Eurozone: Deutliche Stimmungsaufhellung im Januar – trotz Coronavirus - Nord LB Kolumne

Soeben hat die Europäische Kommission aktuelle Daten zu ihrer monatlichen Verbraucher- und Unternehmensumfrage in der Eurozone (sowie der Europäischen Union) veröffentlicht. Im Berichtsmonat Januar hat sich demnach im gemeinsamen Währungsraum die Wirtschaftsstimmung deutlich aufgehellt. Der Economic-Sentiment-Indikator (ESI) legte auf 102,8 Punkte zu. Dies ist gegenüber dem Vormonat eine Verbesserung um 1,5 Punkte und stellt den dritten Anstieg in Folge dar. Die heutigen Zahlen sind durchaus als positive Überraschung zu bezeichnen.
In den beiden größten Volkswirtschaften Deutschland (+2,0 Punkte) und Frankreich (+1,5) verbesserte sich die Stimmungslage sehr kräftig. In Italien und in den Niederlanden hielt sich der ESI hingegen annähernd unverändert auf Vormonatsniveau, während er in Spanien gegen den allgemeinen Trend zurückging (-1,0). Insgesamt zeigen sich jedoch die Unternehmen und Verbraucher in der Eurozone zu Beginn des Jahres 2020 deutlich optimistischer als im zweiten Halbjahr 2019.
In der sektoralen Betrachtung hat sich das Vertrauen in der Bauwirtschaft (um 1,2 Punkte) und sehr kräftig das Industrievertrauen verbessert (+2,0). Letzteres geht vor allem auf ein erheblich verbessertes Sentiment im deutschen Verarbeitenden Gewerbe (+3,7) zurück. Bereits am Montag hatte das ifo-Institut eine Verbesserung des Geschäftsklimas in der Industrie für Januar gemeldet. Gleichwohl erwarten wir, dass die leichte Erholung der Gesamtwirtschaft fragil bleibt.

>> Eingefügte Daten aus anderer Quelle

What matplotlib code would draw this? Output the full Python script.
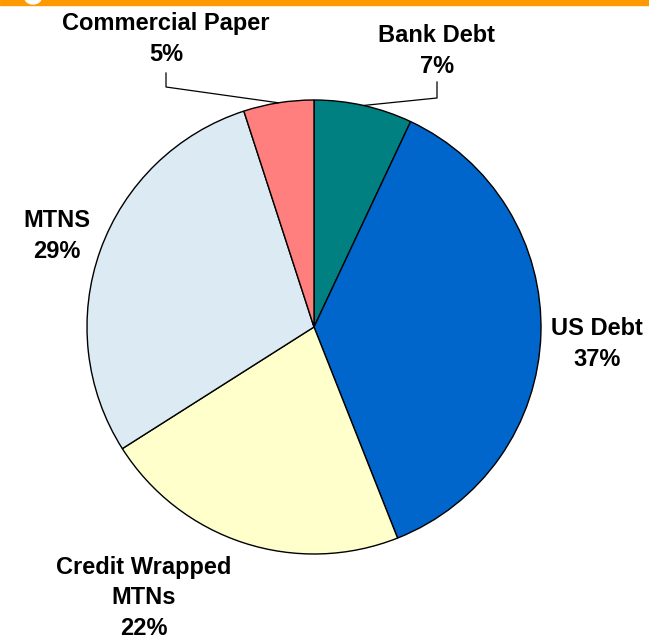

Das Verbrauchervertrauen blieb im Januar stabil, trotz eines weiterhin sehr stabilen Arbeitsmarktes. Im Berichtsmonat Dezember war die Arbeitslosenquote im Euroraum auf nur noch 7,4% gesunken. Allerdings hatten sich die Verbraucher im vergangenen Jahr kaum von der Stimmungseintrübung anstecken lassen, so dass nun ein entsprechend geringeres Potenzial für eine Erholung besteht.
An den Märkten ist von der Euphorie der vergangenen Monate aktuell kaum noch etwas zu spüren. Vielmehr haben Sorgen über mögliche wirtschaftliche Belastungen durch das derzeit vor allem in China auftretende Coronavirus einen Anstieg der Risikoaversion zur Folge gehabt. Sicher sollte man dieses neu aufgetretene Virus nicht unterschätzen, für Panik besteht jedoch kein Anlass. Sicher werden einzelne Sektoren temporär Einbußen erleiden, insbesondere Airlines und die Reisebranche. In anderen Branchen müssen zudem Engpässe in den Lieferketten vermieden werden. Kurzfristig dürften neue Meldungen zur Virusverbreitung die Märkte belasten.
Realwirtschaftlich dürften jedoch die Schäden räumlich weitgehend auf China und zeitlich auf das erste Quartal begrenzt bleiben. Wie schon bei SARS und anderen Epidemien ist im Anschluss zudem mit Aufholeffekten zu rechnen. Insofern dürfte das Coronavirus an den Märkten im Frühjahr nicht mehr belasten. Für die Eurozone halten wir nach den heutigen guten Konjunkturdaten an unserer Prognose einer konjunkturellen Erholung fest, das BIP dürfte 2020 real um 1,2% wachsen.
Fazit: Die Unternehmensstimmung in der Eurozone hat sich im Januar deutlich aufgehellt. Nach Angaben der EU-Kommission kletterte der Economic-Sentiment-Indikator kräftig um 1,5 Punkte. Vor allem das Industrievertrauen in Deutschland und Frankreich konnte nach den Einbußen der vergangenen Monate erheblich Boden gut machen. Anders als an den Finanzmärkten wirkten sich die Meldungen zum Coronavirus noch nicht dämpfend aus. Aktuell gehen wir von einem sehr begrenzten gesamtwirtschaftlichen Effekt für Europa aus. Die Finanzmärkte dürften durch Meldungen zum Virus in den kommenden Wochen zwar immer wieder verunsichert reagieren, ein nachhaltiger Effekt ist aber nicht zu erwarten.